The pigeon gazed straight back at Durinda. We couldn’t be certain, but it looked as though the pigeon shrugged.
“What kind of note is that?” Georgia demanded. Her face was practically purple with rage. “This is supposed to be my month, and yet even the note insults me!”
“But at least you got your gift,” Zinnia said, “and you got it early, at that. I wonder, if I were to whine like you do all the time, could I make my gift come early?”
“But this is still all wrong,” Jackie said. “The return with the elixir isn’t supposed to happen until near the end of the story.”
“The return with the what?” Rebecca looked peeved. “What are you talking about, Jackie?”
“The return with the elixir,” Jackie repeated patiently.
“There are a lot of involved definitions of elixir,” Annie said, “but it’s basically just a wonderful thing.”
“I’ve been reading a book on screenwriting,” Jackie went on, as if Annie hadn’t spoken. This was odd; we did that to Rebecca, Georgia too, but we never to Annie.
“What’s screenwriting?” Petal asked.
“It’s writing scripts for movies and things,” Annie said. She was clearly miffed at Jackie’s previous snub. “You do all know what movies are, don’t you?”
“Anyway,” Jackie continued, “the book says that only after the heroine or heroines have gone through their entire adventure, only then does she or they return with the elixir. It’s like coming home with a prize. It’s the last of twelve stages.”
“Then I really don’t want this now!” Georgia cried.

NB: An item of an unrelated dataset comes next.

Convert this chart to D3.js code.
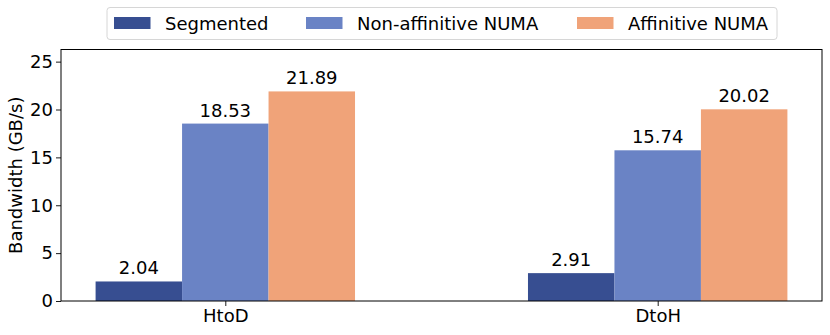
<!DOCTYPE html>
<html><head><meta charset="utf-8">
<script src="https://cdn.jsdelivr.net/npm/d3@7"></script>
<style>body{margin:0;background:#fff}svg{display:block}text{font-family:"DejaVu Sans",sans-serif}</style>
</head><body><svg id="c" width="830" height="335"></svg>
<script>
const categories = ["HtoD", "DtoH"];
const seriesNames = ["Segmented", "Non-affinitive NUMA", "Affinitive NUMA"];
const segmented = [2.04, 2.91];
const nonAffinitive = [18.53, 15.74];
const affinitive = [21.89, 20.02];
const yTicks = [0, 5, 10, 15, 20, 25];
const colors = ["#374e91", "#6a83c5", "#f0a379"];
const series = [segmented, nonAffinitive, affinitive];

const svg = d3.select("#c");
const L = 61, R = 822, T = 49.5, B = 301;
const barW = 0.2;
const x = d3.scaleLinear().domain([-0.38, 1.38]).range([L, R]);
const y = d3.scaleLinear().domain([0, 21.89 * 1.2]).range([B, T]);
const fs = 18;

// bars
series.forEach((vals, si) => {
  const off = (si - 1) * barW;
  svg.append("g").selectAll("rect").data(vals).join("rect")
    .attr("x", (d, i) => x(i + off - barW / 2))
    .attr("width", (d, i) => x(i + off + barW / 2) - x(i + off - barW / 2))
    .attr("y", d => y(d))
    .attr("height", d => y(0) - y(d))
    .attr("fill", colors[si]);
  svg.append("g").selectAll("text").data(vals).join("text")
    .attr("x", (d, i) => x(i + off))
    .attr("y", d => y(d) - 7)
    .attr("text-anchor", "middle")
    .attr("font-size", fs)
    .text(d => d.toFixed(2));
});

// axes
const yAxis = d3.axisLeft(y).tickValues(yTicks).tickSize(5).tickPadding(3).tickFormat(d3.format("d"));
const gy = svg.append("g").attr("transform", `translate(${L},0)`).call(yAxis);
const xAxis = d3.axisBottom(x).tickValues([0, 1]).tickSize(5).tickPadding(3).tickFormat(i => categories[i]);
const gx = svg.append("g").attr("transform", `translate(0,${B})`).call(xAxis);
[gx, gy].forEach(g => {
  g.select(".domain").remove();
  g.selectAll("text").attr("font-size", fs).attr("fill", "#000").style("font-family", "DejaVu Sans");
  g.selectAll("line").attr("stroke", "#000").attr("stroke-width", 0.9);
});
svg.append("rect").attr("x", L).attr("y", T).attr("width", R - L).attr("height", B - T)
  .attr("fill", "none").attr("stroke", "#000").attr("stroke-width", 1);

// y label
svg.append("text").attr("transform", `translate(22,${(T + B) / 2}) rotate(-90)`)
  .attr("text-anchor", "middle").attr("font-size", fs).text("Bandwidth (GB/s)");

// legend
const lg = svg.append("g");
lg.append("rect").attr("x", 107).attr("y", 7.5).attr("width", 670).attr("height", 32).attr("rx", 3)
  .attr("fill", "#fff").attr("stroke", "#d6d6d6").attr("stroke-width", 1);
const legX = [114, 306, 577];
seriesNames.forEach((n, i) => {
  lg.append("rect").attr("x", legX[i]).attr("y", 17).attr("width", 36.5).attr("height", 12).attr("fill", colors[i]);
  lg.append("text").attr("x", legX[i] + 51).attr("y", 29.5).attr("font-size", fs).text(n);
});
</script></body></html>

She took the compact with her name was engraved on it and forced it back up under the pigeon’s wing.
The pigeon looked startled, as did we all.

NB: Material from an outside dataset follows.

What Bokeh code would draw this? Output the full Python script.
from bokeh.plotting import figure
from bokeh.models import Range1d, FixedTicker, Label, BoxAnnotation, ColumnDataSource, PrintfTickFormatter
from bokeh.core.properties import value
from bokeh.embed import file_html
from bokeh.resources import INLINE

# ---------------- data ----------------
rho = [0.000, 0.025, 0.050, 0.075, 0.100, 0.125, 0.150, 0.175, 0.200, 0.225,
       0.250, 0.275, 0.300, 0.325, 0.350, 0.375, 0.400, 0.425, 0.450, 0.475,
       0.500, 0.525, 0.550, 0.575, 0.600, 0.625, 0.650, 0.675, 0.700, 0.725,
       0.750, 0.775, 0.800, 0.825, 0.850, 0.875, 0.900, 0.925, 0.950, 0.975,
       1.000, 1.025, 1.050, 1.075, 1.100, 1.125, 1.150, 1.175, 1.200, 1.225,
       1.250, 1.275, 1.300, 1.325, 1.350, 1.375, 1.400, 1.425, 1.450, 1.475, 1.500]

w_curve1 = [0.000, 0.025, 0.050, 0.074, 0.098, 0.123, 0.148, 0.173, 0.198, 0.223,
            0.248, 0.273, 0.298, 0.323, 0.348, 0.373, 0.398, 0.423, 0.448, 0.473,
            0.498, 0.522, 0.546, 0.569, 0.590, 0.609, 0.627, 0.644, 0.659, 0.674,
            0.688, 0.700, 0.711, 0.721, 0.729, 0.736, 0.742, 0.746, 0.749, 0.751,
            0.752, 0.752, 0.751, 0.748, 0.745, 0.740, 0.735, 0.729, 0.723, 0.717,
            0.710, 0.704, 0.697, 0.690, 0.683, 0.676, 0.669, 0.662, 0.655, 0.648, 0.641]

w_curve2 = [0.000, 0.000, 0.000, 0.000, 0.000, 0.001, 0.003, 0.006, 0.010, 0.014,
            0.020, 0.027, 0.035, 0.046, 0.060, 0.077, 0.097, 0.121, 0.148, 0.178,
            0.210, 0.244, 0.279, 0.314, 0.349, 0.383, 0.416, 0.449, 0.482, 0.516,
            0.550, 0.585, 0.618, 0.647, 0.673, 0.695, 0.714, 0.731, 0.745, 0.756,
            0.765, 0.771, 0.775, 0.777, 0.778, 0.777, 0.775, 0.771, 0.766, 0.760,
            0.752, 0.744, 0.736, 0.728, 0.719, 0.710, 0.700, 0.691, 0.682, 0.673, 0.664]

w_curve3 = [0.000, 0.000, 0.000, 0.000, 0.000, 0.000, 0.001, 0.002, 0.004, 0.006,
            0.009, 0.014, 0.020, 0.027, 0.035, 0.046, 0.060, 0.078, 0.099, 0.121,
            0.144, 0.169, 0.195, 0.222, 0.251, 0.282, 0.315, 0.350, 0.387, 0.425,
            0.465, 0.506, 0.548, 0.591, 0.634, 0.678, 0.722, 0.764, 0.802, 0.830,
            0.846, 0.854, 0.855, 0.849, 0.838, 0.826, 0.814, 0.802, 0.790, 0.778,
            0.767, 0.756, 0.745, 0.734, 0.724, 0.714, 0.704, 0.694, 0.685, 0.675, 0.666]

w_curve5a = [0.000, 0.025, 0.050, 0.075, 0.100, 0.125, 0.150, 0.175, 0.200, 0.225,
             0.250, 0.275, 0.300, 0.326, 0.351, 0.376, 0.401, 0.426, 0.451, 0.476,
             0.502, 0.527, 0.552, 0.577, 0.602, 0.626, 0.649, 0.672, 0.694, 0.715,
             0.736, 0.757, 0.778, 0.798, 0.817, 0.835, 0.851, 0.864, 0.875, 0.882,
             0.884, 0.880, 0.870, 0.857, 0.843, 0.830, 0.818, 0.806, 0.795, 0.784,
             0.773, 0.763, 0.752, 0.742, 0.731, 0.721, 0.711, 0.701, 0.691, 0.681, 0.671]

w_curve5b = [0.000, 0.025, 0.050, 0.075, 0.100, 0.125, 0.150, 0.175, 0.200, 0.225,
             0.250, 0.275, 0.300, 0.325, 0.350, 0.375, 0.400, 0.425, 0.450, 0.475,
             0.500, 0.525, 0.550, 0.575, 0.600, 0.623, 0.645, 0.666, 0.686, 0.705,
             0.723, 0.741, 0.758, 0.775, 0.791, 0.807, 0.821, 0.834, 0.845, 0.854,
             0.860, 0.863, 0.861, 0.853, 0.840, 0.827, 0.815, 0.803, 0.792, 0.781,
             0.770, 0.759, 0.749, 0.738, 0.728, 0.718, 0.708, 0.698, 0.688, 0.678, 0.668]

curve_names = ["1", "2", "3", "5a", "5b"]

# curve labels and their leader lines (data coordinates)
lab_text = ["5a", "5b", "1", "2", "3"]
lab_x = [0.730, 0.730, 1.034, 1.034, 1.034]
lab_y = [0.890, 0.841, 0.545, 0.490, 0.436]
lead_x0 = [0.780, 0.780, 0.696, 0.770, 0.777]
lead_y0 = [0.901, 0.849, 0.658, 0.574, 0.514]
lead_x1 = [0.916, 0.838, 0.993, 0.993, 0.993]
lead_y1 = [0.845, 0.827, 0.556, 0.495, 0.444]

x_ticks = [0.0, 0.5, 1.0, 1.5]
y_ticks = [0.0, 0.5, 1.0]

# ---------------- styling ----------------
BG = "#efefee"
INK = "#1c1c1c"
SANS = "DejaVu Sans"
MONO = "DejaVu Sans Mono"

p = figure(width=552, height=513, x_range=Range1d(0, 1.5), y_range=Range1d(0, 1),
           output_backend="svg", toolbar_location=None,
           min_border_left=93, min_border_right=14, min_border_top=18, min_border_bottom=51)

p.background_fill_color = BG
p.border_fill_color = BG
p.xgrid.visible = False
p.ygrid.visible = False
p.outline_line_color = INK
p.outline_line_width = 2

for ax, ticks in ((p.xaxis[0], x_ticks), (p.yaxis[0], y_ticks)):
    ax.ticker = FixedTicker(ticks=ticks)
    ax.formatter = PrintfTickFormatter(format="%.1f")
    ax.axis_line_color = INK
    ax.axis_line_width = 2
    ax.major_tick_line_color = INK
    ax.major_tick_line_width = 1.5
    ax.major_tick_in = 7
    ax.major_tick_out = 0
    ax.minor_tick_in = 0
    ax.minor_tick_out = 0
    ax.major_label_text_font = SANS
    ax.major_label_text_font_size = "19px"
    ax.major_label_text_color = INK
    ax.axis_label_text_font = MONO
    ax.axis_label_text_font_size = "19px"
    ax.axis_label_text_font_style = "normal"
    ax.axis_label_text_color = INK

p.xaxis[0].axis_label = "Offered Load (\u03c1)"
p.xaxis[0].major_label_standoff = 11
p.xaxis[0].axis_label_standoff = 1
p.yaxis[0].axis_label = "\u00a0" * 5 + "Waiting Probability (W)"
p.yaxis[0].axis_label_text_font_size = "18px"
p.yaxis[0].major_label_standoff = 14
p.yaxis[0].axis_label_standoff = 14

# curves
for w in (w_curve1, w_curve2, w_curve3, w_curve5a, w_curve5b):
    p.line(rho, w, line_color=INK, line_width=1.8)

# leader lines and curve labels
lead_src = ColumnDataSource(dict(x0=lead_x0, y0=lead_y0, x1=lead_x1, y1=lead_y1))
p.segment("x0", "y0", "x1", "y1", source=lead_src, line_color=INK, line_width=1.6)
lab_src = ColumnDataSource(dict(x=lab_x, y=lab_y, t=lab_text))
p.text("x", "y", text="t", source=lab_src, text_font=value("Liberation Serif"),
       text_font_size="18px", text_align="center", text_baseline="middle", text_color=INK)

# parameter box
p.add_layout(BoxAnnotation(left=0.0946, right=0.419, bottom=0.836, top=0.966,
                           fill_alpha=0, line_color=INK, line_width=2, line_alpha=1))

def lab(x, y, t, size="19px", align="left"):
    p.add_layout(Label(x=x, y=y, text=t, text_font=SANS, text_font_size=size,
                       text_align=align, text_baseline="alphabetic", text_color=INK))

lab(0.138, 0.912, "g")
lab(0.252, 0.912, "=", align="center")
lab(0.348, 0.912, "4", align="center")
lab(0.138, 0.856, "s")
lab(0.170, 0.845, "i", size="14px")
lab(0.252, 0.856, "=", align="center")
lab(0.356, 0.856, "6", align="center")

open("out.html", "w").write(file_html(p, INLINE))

“Take it back, you bloody pigeon!” Georgia cried. “I don’t want it now if it’s not the proper time.” Georgia hustled the poor little pigeon toward the window – really, we thought, the poor little thing was only doing his job. Georgia yelled after him as he flew away, “And don’t come back until the end of the month!” then slammed the window shut.
There, we thought, Georgia had handled that well.

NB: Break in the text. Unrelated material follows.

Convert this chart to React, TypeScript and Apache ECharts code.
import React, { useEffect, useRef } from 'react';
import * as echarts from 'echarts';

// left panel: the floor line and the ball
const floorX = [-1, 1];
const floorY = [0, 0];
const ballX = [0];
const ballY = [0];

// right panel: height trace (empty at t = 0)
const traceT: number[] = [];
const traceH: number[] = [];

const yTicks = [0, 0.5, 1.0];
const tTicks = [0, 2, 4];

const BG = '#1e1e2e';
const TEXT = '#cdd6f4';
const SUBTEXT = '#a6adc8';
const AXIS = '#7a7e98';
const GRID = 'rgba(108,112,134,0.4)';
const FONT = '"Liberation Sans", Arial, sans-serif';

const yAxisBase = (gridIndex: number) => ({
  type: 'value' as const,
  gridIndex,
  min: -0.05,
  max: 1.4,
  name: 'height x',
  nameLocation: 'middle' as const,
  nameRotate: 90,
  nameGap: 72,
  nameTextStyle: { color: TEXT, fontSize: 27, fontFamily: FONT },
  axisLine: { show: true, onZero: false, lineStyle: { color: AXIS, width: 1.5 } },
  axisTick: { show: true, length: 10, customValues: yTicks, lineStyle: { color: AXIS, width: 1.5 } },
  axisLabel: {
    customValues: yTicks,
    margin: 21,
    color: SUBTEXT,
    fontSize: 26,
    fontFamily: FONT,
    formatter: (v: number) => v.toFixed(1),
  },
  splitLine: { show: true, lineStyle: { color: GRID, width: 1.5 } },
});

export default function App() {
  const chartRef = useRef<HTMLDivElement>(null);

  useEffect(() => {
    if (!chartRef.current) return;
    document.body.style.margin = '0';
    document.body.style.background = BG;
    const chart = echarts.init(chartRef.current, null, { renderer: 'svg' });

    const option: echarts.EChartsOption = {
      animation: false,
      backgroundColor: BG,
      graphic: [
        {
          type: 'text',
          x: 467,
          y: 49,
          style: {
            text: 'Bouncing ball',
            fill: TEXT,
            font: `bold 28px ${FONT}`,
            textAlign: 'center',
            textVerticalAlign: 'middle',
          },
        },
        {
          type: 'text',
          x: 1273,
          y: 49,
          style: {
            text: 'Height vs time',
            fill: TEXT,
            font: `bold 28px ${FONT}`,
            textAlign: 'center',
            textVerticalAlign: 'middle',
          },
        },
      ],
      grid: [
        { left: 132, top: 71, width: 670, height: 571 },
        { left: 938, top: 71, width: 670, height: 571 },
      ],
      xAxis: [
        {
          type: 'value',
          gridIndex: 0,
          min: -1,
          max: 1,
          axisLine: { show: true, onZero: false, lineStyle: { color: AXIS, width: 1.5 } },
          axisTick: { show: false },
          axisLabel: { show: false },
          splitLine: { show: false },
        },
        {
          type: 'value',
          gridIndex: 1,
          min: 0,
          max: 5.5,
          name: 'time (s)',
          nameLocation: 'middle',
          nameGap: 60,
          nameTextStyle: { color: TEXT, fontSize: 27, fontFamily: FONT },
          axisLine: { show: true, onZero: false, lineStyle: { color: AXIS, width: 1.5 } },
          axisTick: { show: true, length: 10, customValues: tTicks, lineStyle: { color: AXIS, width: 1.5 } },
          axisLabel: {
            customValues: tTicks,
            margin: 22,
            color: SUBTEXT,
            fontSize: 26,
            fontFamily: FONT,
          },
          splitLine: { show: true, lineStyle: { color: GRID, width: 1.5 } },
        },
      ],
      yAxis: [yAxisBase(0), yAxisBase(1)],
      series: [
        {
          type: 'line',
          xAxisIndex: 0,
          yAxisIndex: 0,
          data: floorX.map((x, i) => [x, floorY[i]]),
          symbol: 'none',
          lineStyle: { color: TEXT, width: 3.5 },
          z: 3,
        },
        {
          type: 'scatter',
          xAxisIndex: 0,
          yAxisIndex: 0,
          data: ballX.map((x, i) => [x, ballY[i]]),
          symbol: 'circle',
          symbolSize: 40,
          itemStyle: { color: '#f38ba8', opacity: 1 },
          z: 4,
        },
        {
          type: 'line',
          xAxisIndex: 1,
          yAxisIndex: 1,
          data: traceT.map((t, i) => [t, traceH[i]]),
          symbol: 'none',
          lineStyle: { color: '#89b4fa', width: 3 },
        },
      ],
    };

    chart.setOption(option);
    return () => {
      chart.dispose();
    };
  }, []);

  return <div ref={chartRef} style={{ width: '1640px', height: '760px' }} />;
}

A moment of stunned silence followed, then we heard Rebecca tsk-tsk into the void.
“What are you tsk-tsking about now?” Georgia demanded.
“It’s just, you know.” Rebecca shrugged. “Only you, Georgia.”
“What’s that supposed to mean?” The beginning of her month having been riddled with clichés, Georgia was obviously in no mood for riddles. “Only me, what?”
“She means,” Annie said, “that only you would send your gift back to wherever our gifts come from.”
“Huh.” The anger had disappeared from Georgia’s face like a pigeon flying off into the night. She was puzzled. “You mean I wasn’t supposed to do that?”
We didn’t usually like to be insulting, but…
“Duh!” we all shouted at her.
Once we had stopped shouting, and Georgia got over being shouted at, Marcia spoke.
“You know,” she said, “usually whenever one of us discovers her power or gift, there’s a new note left in the space behind that loose stone in the wall of the drawing room.”
With that in mind, we all trooped off to the drawing room.
“You do the honors,” Annie said to Georgia as we stood before the wall. “It was your gift.”
“Yeah,” Rebecca said, “until she gave it back.”
Ignoring Rebecca, Georgia carefully removed the loose stone. Then she reached into the space and pulled out a note. We all crowded around her to read what it said:
This is the part where I’d normally say: “Nice work. Five down, eleven to go.” But, sadly, I can’t do that this time, can I?
As always, the note was unsigned.
Georgia looked so sad that we couldn’t help but feel sorry for her, despite what she’d done.
We watched as Georgia let go of the note; it floated idly down to the floor like a feather on a breeze.
“It’s still only the first day of my month,” she said glumly, “and already I’m not handling things very well, am I?”
We tried to there, there her—not just Annie and Durinda and even Jackie, but all of us. But that dark and stormy night, there were not enough there, theres in the world to soothe Georgia’s upset feelings.
If only Daddy Sparky and Mommy Sally were our real mommy and daddy, we thought as we put Georgia to bed. They could have at least helped us kiss her good night before we turned out the lights.